One describes herself being on a treadmill going around and around and never being able to get off. The treadmill is the bureaucratic management that fills up her days. So many of these management systems were set up when denominations were thriving. They hardly make sense in this disruptive place. They suck up time and wear down leaders. Another leader expressed the same thing in a different way. I asked what had surprised him about starting a new exec role. He said he wasn’t prepared for the amount of management and paperwork he had to go through all the time. Another person talked about the increased levels of crisis management he had to do with pastors and congregations. Many congregations are demanding help to fix their free fall or manage their crisis around whatever issues are being raised that divide people.

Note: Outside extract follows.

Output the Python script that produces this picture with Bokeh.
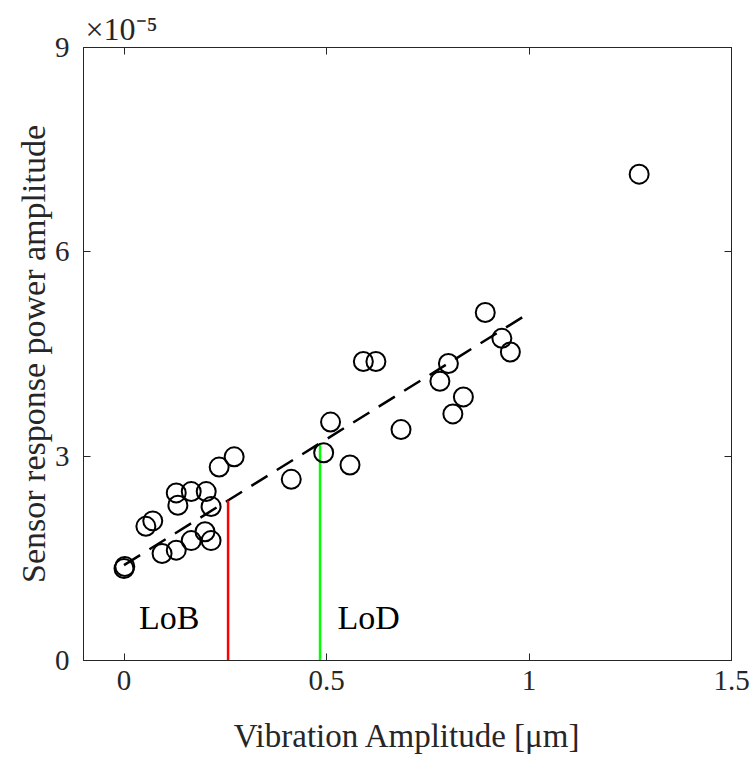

The underlying message I’m hearing is that at the end of each month there’s no time left to be a different kind of leader. Leaders are discouraged and feel there’s no way out.
So many executives and pastors are working so hard and faithfully at the front edge of all this unraveling. They have to deal with so much and, at the same time, feel the weight of wanting to form communities of hope in a place we’ve never been before.
No Fix – But a Way Forward
For lots of reasons, there isn’t an easy fix to this tension. The systems we’ve inherited at denominational and congregation levels were never designed for this unraveling world. Leaders were never trained for this disruptive space. But listen carefully to this. None of this is suddenly going to disappear. The demand to manage will grow as decline accelerates.
How do my friends address this tension? There isn’t a big, system redesign solution. Every attempt to restructure or reinvent these systems only exacerbates the tension. But there is a way forward. It involves starting small experiments. I advise these executives not to try to change the system. Instead, carve out time to gather a small number of pastors and congregations (no more than 3-5 as a start) and invite them on a journey together. Discover a way of addressing how to form communities of hope in a place we’ve never been before.
We are walking alongside leaders who are doing just this in the Leadership Project. Here an executive can partner with a small band of leaders in forming a community of companions. Together they can discern with and for one another, the practices that can form such communities where they lead.
This is how to begin to break the tension and find encouragement.